大手ゼネコン会社で培った経験をもとに会社を率いる服部社長に、離職率を下げるための取り組みや、働きやすさの追求にかける思いを聞いた。
大手ゼネコンを退職して経営者になった経緯
――貴社はお父様が前社長をされていたとのことですが、会社を継ぐ前はどういった仕事をされていたのでしょうか。
服部哲史:
私は当時ゼネコンに勤めていて、赴任先のベトナムでトンネル工事の現場仕事に携わっていました。会社を継ぐかどうかはしばらく迷いましたが、2008年に会社を退職してニチネンへ入社し、それから5年後の2013年に社長に就任しました。
――実際に会社を継がれてみて、最初にどういったことを感じましたか。
服部哲史:
まず感じたのが、風通しの悪さです。前社長の父や常務など年配の人たちが、「一を聞いて十を理解しろ」というスタンスで、つまり社員たちへの言葉が足りていなかったんですね。
ですので、私はまず年配社員と若手社員の間に入って、上の人が言いたいことをかみ砕いて説明し、社内の風通しが良くなるように改善しました。
既存顧客を大切にすることで商売の幅を広げる
――社長としてどのような意識を持って経営を続けてこられたのか、経営の軸や事業展開について詳しくお聞きしたいです。
服部哲史:
入社した2008年当時は、リーマンショックの影響でオフィス家具が全く売れない状況でした。ですので、商売の幅を広げるために、事業の軸をオフィス家具の販売から営繕工事に移していきました。

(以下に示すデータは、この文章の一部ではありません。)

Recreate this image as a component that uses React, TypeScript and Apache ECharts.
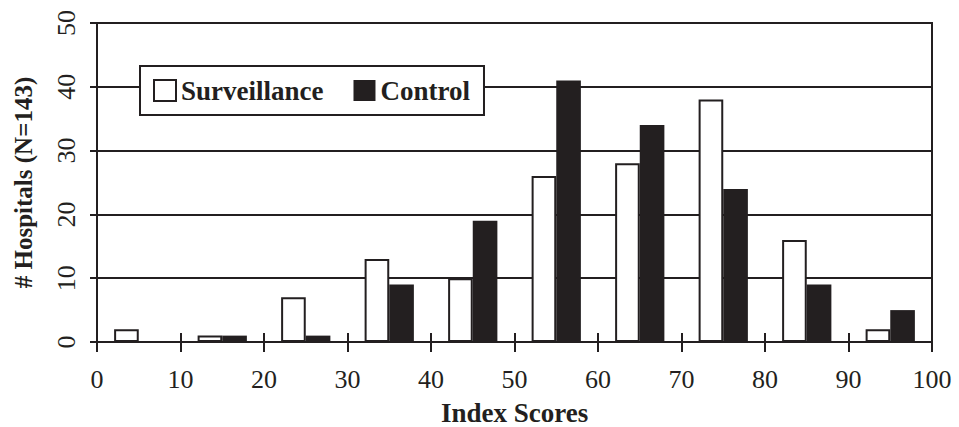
import React, { useEffect, useRef } from "react";
import * as echarts from "echarts";

const categories = ["0-10", "10-20", "20-30", "30-40", "40-50", "50-60", "60-70", "70-80", "80-90", "90-100"];
const surveillance = [2, 1, 7, 13, 10, 26, 28, 38, 16, 2];
const control = [0, 1, 1, 9, 19, 41, 34, 24, 9, 5];
const xTickMin = 0;
const xTickMax = 100;
const xTickStep = 10;
const yMin = 0;
const yMax = 50;
const yStep = 10;

const INK = "#231f20";
const FONT = "'Liberation Serif', 'Times New Roman', serif";

export default function App() {
  const ref = useRef<HTMLDivElement>(null);
  useEffect(() => {
    if (!ref.current) return;
    const chart = echarts.init(ref.current, undefined, { renderer: "svg" });
    chart.setOption({
      animation: false,
      backgroundColor: "#ffffff",
      textStyle: { fontFamily: FONT, color: INK },
      grid: {
        left: 97,
        right: 27,
        top: 23,
        bottom: 85,
        show: true,
        borderColor: INK,
        borderWidth: 2,
        backgroundColor: "transparent",
        containLabel: false,
        outerBoundsMode: "none",
      },
      legend: {
        left: 140,
        top: 66,
        orient: "horizontal",
        itemWidth: 22,
        itemHeight: 21,
        itemGap: 30,
        padding: [11, 14, 11, 13],
        backgroundColor: "#ffffff",
        borderColor: INK,
        borderWidth: 2,
        borderRadius: 0,
        icon: "rect",
        textStyle: { fontFamily: FONT, fontSize: 27, fontWeight: "bold", color: INK },
        data: ["Surveillance", "Control"],
      },
      xAxis: [
        {
          type: "category",
          data: categories,
          boundaryGap: true,
          axisLine: { show: false },
          axisTick: { show: true, inside: true, length: 9, alignWithLabel: false, lineStyle: { color: INK, width: 2 } },
          axisLabel: { show: false },
          splitLine: { show: false },
        },
        {
          type: "value",
          position: "bottom",
          min: xTickMin,
          max: xTickMax,
          interval: xTickStep,
          name: "Index Scores",
          nameLocation: "middle",
          nameGap: 57,
          nameTextStyle: { fontFamily: FONT, fontSize: 27, fontWeight: "bold", color: INK },
          axisLine: { show: true, onZero: false, lineStyle: { color: INK, width: 2 } },
          axisTick: { show: true, inside: false, length: 10, lineStyle: { color: INK, width: 2 } },
          axisLabel: { fontFamily: FONT, fontSize: 26, color: INK, margin: 24 },
          splitLine: { show: false },
        },
      ],
      yAxis: {
        type: "value",
        min: yMin,
        max: yMax,
        interval: yStep,
        name: "# Hospitals (N=143)",
        nameLocation: "middle",
        nameGap: 61,
        nameRotate: 90,
        nameTextStyle: { fontFamily: FONT, fontSize: 25, fontWeight: "bold", color: INK },
        axisLine: { show: true, lineStyle: { color: INK, width: 2 } },
        axisTick: { show: true, inside: false, length: 7, lineStyle: { color: INK, width: 2 } },
        axisLabel: { fontFamily: FONT, fontSize: 26, color: INK, rotate: 90, margin: 18 },
        splitLine: { show: true, lineStyle: { color: INK, width: 2 } },
      },
      series: [
        {
          name: "Surveillance",
          type: "bar",
          xAxisIndex: 0,
          data: surveillance,
          barGap: "0%",
          barCategoryGap: "41%",
          itemStyle: { color: "#ffffff", borderColor: INK, borderWidth: 2 },
        },
        {
          name: "Control",
          type: "bar",
          xAxisIndex: 0,
          data: control,
          barGap: "0%",
          barCategoryGap: "41%",
          itemStyle: { color: INK, borderColor: INK, borderWidth: 0 },
        },
      ],
    });
    return () => chart.dispose();
  }, []);
  return (
    <div
      ref={ref}
      style={{ position: "absolute", left: 0, top: 0, width: 959, height: 427 }}
    />
  );
}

新規顧客の開拓についても考えましたが、弊社は既存のお客様を大切にすることを重視しています。ですので、新規顧客を増やすほうに舵を切るのではなく、既存のお客様と親交を深めるなかで、そこから商売の幅を広げていくことを意識しました。
ただ、やはり新規顧客もしっかりと獲得していきたいとは思っているため、最近は店舗内装の会社を合併買収し、仕事の幅が広がるような取り組みもしています。
離職率を下げるために行った社内改革
――服部社長は現在、離職率を下げるために社内改革に取り組まれていると伺いました。具体的にどのようなことをしているのか、教えていただけますか。
服部哲史:
1つは、社員が直行直帰しやすいように、外出先からGPS打刻できる仕組みを導入したことです。あとは、社内の連絡ツールにSkypeを取り入れました。Skypeで直行直帰の連絡をすることで、メンバー全員に気軽に出退勤の状況を共有できるようにしたかったからです。
そのほかに取り組んだことは、フレックスタイムの導入です。出社時間の朝9時には全員そろうようにしていますが、16時以降は自由に退社して問題ありません。

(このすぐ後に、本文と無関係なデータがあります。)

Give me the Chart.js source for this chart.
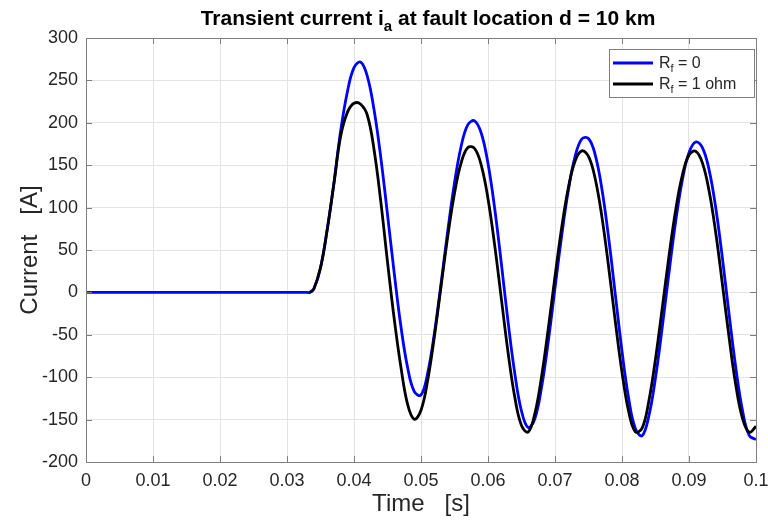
<!DOCTYPE html>
<html>
<head>
<meta charset="utf-8">
<script src="https://cdn.jsdelivr.net/npm/chart.js@4"></script>
<style>
  html, body { margin: 0; padding: 0; background: #fff; }
  canvas { display: block; }
</style>
</head>
<body>
<canvas id="faultChart" width="768" height="520"></canvas>
<script>
// values
const xTicks = [0, 0.01, 0.02, 0.03, 0.04, 0.05, 0.06, 0.07, 0.08, 0.09, 0.1];
const yTicks = [-200, -150, -100, -50, 0, 50, 100, 150, 200, 250, 300];

// time [s]
const time = [0, 0.01, 0.02, 0.03, 0.033, 0.0334,
  0.034, 0.035, 0.036, 0.037, 0.038, 0.039, 0.040, 0.041, 0.042, 0.043, 0.044, 0.045, 0.046, 0.047, 0.048, 0.049,
  0.050, 0.051, 0.052, 0.053, 0.054, 0.055, 0.056, 0.057, 0.058, 0.059, 0.060, 0.061, 0.062, 0.063, 0.064, 0.065,
  0.066, 0.067, 0.068, 0.069, 0.070, 0.071, 0.072, 0.073, 0.074, 0.075, 0.076, 0.077, 0.078, 0.079, 0.080, 0.081,
  0.082, 0.083, 0.084, 0.085, 0.086, 0.087, 0.088, 0.089, 0.090, 0.091, 0.092, 0.093, 0.094, 0.095, 0.096, 0.097,
  0.098, 0.099, 0.100];

// Rf = 0 (blue), whole record
const currentRf0 = [0, 0, 0, 0, 0, 0,
  4, 29, 74, 129, 190, 236, 265, 271.5, 254.5, 215, 159, 92, 23, -40, -88.6, -117,
  -121, -95, -48, 11, 73, 129, 172.6, 197.8, 202.3, 187.7, 152, 99, 33.5, -35, -95.6, -140,
  -159.4, -148.7, -111.5, -57.7, 5, 67, 120.6, 160.3, 180.9, 181.5, 162.3, 122, 64.7, -2.3, -69.3, -125.2,
  -160.7, -169.1, -146, -100.6, -41.5, 22.5, 83, 132.3, 164.8, 177.4, 170.8, 144.5, 99.2, 39.5, -26.7, -89.7,
  -140, -169, -173.5];

// Rf = 1 ohm (black), starts at the fault instant
const currentRf1 = [null, null, null, null, null, 0,
  4, 29, 74, 128, 184, 212, 223, 221.8, 208.6, 168, 107, 36, -31, -88, -132, -149.5,
  -139, -103.6, -52, 7.6, 66.4, 116.8, 153, 170.9, 169.7, 149.8, 110.5, 55.4, -8, -71.2, -123.6, -157,
  -164.6, -142.7, -99, -42.6, 18.7, 76.5, 123.7, 154.9, 166.9, 160.3, 134.1, 89.1, 30.2, -34.2, -94.3, -140.7,
  -164.4, -160.1, -128.4, -78.4, -18.8, 42.2, 96.7, 138, 162, 166.4, 152.7, 119.5, 69.7, 8.7, -54.3, -110.1,
  -149, -164.9, -158];

const axisGray = '#7f7f7f';
const textColor = '#262626';
const fontFamily = '"Liberation Sans", Arial, sans-serif';

function toPoints(ts, vs) {
  return ts.map((t, k) => ({ x: t, y: vs[k] })).filter(p => p.y !== null);
}

// draws "base" + subscript + "rest" starting at x, returns width
function subText(ctx, x, y, base, sub, rest, size, weight, draw) {
  const big = weight + ' ' + size + 'px ' + fontFamily;
  const small = weight + ' ' + Math.round(size * 0.7) + 'px ' + fontFamily;
  ctx.font = big;
  const w1 = ctx.measureText(base).width;
  const w3 = ctx.measureText(rest).width;
  ctx.font = small;
  const w2 = ctx.measureText(sub).width;
  if (draw) {
    ctx.font = big;
    ctx.fillText(base, x, y);
    ctx.fillText(rest, x + w1 + w2, y);
    ctx.font = small;
    ctx.fillText(sub, x + w1, y + size * 0.28);
  }
  return w1 + w2 + w3;
}

const matlabFrame = {
  id: 'matlabFrame',
  beforeDraw(chart) {
    const ctx = chart.ctx;
    ctx.save();
    ctx.fillStyle = '#fff';
    ctx.fillRect(0, 0, chart.width, chart.height);
    ctx.restore();
  },
  afterDraw(chart) {
    const ctx = chart.ctx;
    const a = chart.chartArea;
    const xs = chart.scales.x, ys = chart.scales.y;
    ctx.save();
    // box
    ctx.strokeStyle = axisGray;
    ctx.lineWidth = 1;
    ctx.strokeRect(Math.round(a.left) + 0.5, Math.round(a.top) + 0.5, Math.round(a.right - a.left), Math.round(a.bottom - a.top));
    // inward ticks
    ctx.beginPath();
    xTicks.forEach(v => {
      const px = Math.round(xs.getPixelForValue(v)) + 0.5;
      ctx.moveTo(px, a.bottom); ctx.lineTo(px, a.bottom - 6);
      ctx.moveTo(px, a.top); ctx.lineTo(px, a.top + 6);
    });
    yTicks.forEach(v => {
      const py = Math.round(ys.getPixelForValue(v)) + 0.5;
      ctx.moveTo(a.left, py); ctx.lineTo(a.left + 6, py);
      ctx.moveTo(a.right, py); ctx.lineTo(a.right - 6, py);
    });
    ctx.stroke();

    // title
    ctx.fillStyle = '#000';
    ctx.textBaseline = 'alphabetic';
    ctx.textAlign = 'left';
    const tw = subText(ctx, 0, 0, 'Transient current i', 'a', ' at fault location d = 10 km', 21, 'bold', false);
    subText(ctx, (a.left + a.right) / 2 - tw / 2 + 7, 25, 'Transient current i', 'a', ' at fault location d = 10 km', 21, 'bold', true);

    // legend
    const lx = a.right - 147, ly = a.top + 11, lw = 145, lh = 48;
    ctx.fillStyle = '#fff';
    ctx.fillRect(lx, ly, lw, lh);
    ctx.strokeStyle = axisGray;
    ctx.lineWidth = 1;
    ctx.strokeRect(lx + 0.5, ly + 0.5, lw, lh);
    const entries = [
      { color: '#0000ff', rest: ' = 0' },
      { color: '#000000', rest: ' = 1 ohm' }
    ];
    entries.forEach((e, k) => {
      const yy = ly + 14 + k * 21;
      ctx.strokeStyle = e.color;
      ctx.lineWidth = 2.8;
      ctx.beginPath();
      ctx.moveTo(lx + 4, yy); ctx.lineTo(lx + 44, yy);
      ctx.stroke();
      ctx.fillStyle = textColor;
      subText(ctx, lx + 50, yy + 5, 'R', 'f', e.rest, 16, 'normal', true);
    });
    ctx.restore();
  }
};

const lineStyle = {
  borderWidth: 2.8,
  showLine: true,
  pointRadius: 0,
  tension: 0.4
};

const ctx = document.getElementById('faultChart').getContext('2d');
const chart = new Chart(ctx, {
  type: 'scatter',
  data: {
    datasets: [
      Object.assign({
        label: 'Rf = 1 ohm',
        data: toPoints(time, currentRf1),
        borderColor: '#000000',
        order: 1
      }, lineStyle),
      Object.assign({
        label: 'Rf = 0',
        data: toPoints(time, currentRf0),
        borderColor: '#0000ff',
        order: 2
      }, lineStyle)
    ]
  },
  options: {
    responsive: false,
    animation: false,
    devicePixelRatio: 1,
    layout: { padding: { left: 0, right: 12, top: 38, bottom: 0 } },
    plugins: {
      legend: { display: false },
      title: { display: false },
      tooltip: { enabled: false }
    },
    scales: {
      x: {
        type: 'linear',
        min: 0,
        max: 0.1,
        afterBuildTicks: s => { s.ticks = xTicks.map(v => ({ value: v })); },
        afterFit: s => { s.height = 58; s.paddingLeft = 0; s.paddingRight = 0; },
        ticks: {
          color: textColor,
          padding: 8,
          maxRotation: 0,
          font: { family: fontFamily, size: 18 },
          callback: v => String(parseFloat(v.toFixed(2)))
        },
        grid: { color: '#e3e3e3', drawTicks: false },
        border: { display: false },
        title: {
          display: true,
          text: 'Time   [s]',
          color: textColor,
          font: { family: fontFamily, size: 24 },
          padding: { top: 0, bottom: 1 }
        }
      },
      y: {
        type: 'linear',
        min: -200,
        max: 300,
        afterBuildTicks: s => { s.ticks = yTicks.map(v => ({ value: v })); },
        afterFit: s => { s.width = 86; s.paddingTop = 0; s.paddingBottom = 0; },
        ticks: {
          color: textColor,
          padding: 8,
          font: { family: fontFamily, size: 18 }
        },
        grid: { color: '#e3e3e3', drawTicks: false },
        border: { display: false },
        title: {
          display: true,
          text: 'Current   [A]',
          color: textColor,
          font: { family: fontFamily, size: 24 },
          padding: { top: 16, bottom: 0 }
        }
      }
    }
  },
  plugins: [matlabFrame]
});
</script>
</body>
</html>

この取り組みによってプライベートを大切にしたい社員の気持ちも優先できるようになりましたし、何より社員たちのストレスも減り、コミュニケーションが円滑になりました。
――福利厚生でがん検診を義務付けるなど、服部社長は社員が充実して働ける環境づくりにかなり力を入れているように思います。そこには、どういった思いがあるのでしょうか。
服部哲史:
私1人では会社は成り立ちませんし、会社は社員がいてこそですから。社員が安心して働ける場所をつくる必要がありますし、若手社員が自分より上の社員を見て「自分もこういった姿を目指したい」と思ってもらえるような会社にしたいです。
また、弊社の仕事は長く働いてこそ能力が発揮できるので、地道にコツコツと続けられる人に選んでもらえるような会社を目指しています。
そのためには、居心地の良い会社をつくらなければいけないですし、弊社がライブオフィスを導入したのも、社員の働きやすい環境づくりの一環です。
コツコツと続けられる人に選んでもらえる会社を目指して
――「コツコツと続けられる人に選んでもらえる会社になりたい」とのことですが、今後どのような人材が会社に必要だとお考えですか。
服部哲史:
営業に関していえば、口が上手でたくさん売れる人よりも、地道にお客様のところへ通ってしっかりと価値を与えられる人に来てもらいたいですね。今までは営業力の高い中途をメインに探していましたが、今は新卒から丁寧に育てていくことも前向きに考えています。
――これまでの社内改革を通して、新卒や若手社員が働きやすい環境がすでにできあがっているのではないでしょうか。
服部哲史:
今まで弊社ではそれぞれの社員の仕事が明確に分かれていて、助け合う文化があまりありませんでした。それを改善するために、個人ではなくチーム制にして、全員で協力していくスタンスに変えました。
チーム制にしたことで、たとえばお客様のところに行くまでの車内で、社員同士の会話が深まるようになりました。今までより社員同士がフランクに話せる機会がかなり増えましたし、とても良い循環が生まれていると思います。
編集後記
取材の最後に服部社長は「人と関わりたい方、建設や内装に興味がある方は弊社にぴったりなので、興味がある人はぜひニチネンに飛び込んでほしい」と笑顔で語った。
「会社は社員がいてこそ」という価値観のもと、建築を中心に多彩な事業を展開してきた株式会社ニチネンのさらなる躍進が楽しみだ。
服部哲史(はっとり・てつじ)/1973年大阪府生まれ。大阪市立大学工学部土木工学科卒業。株式会社大林組に入社し、主にシールドトンネル技術者として10年間務め、ベトナムホーチミン市の現場を最後に退職。株式会社ニチネンに入社し、2013年に同社代表取締役に就任。ゼネコンで培った建設業を中心に事業の多角化を図る。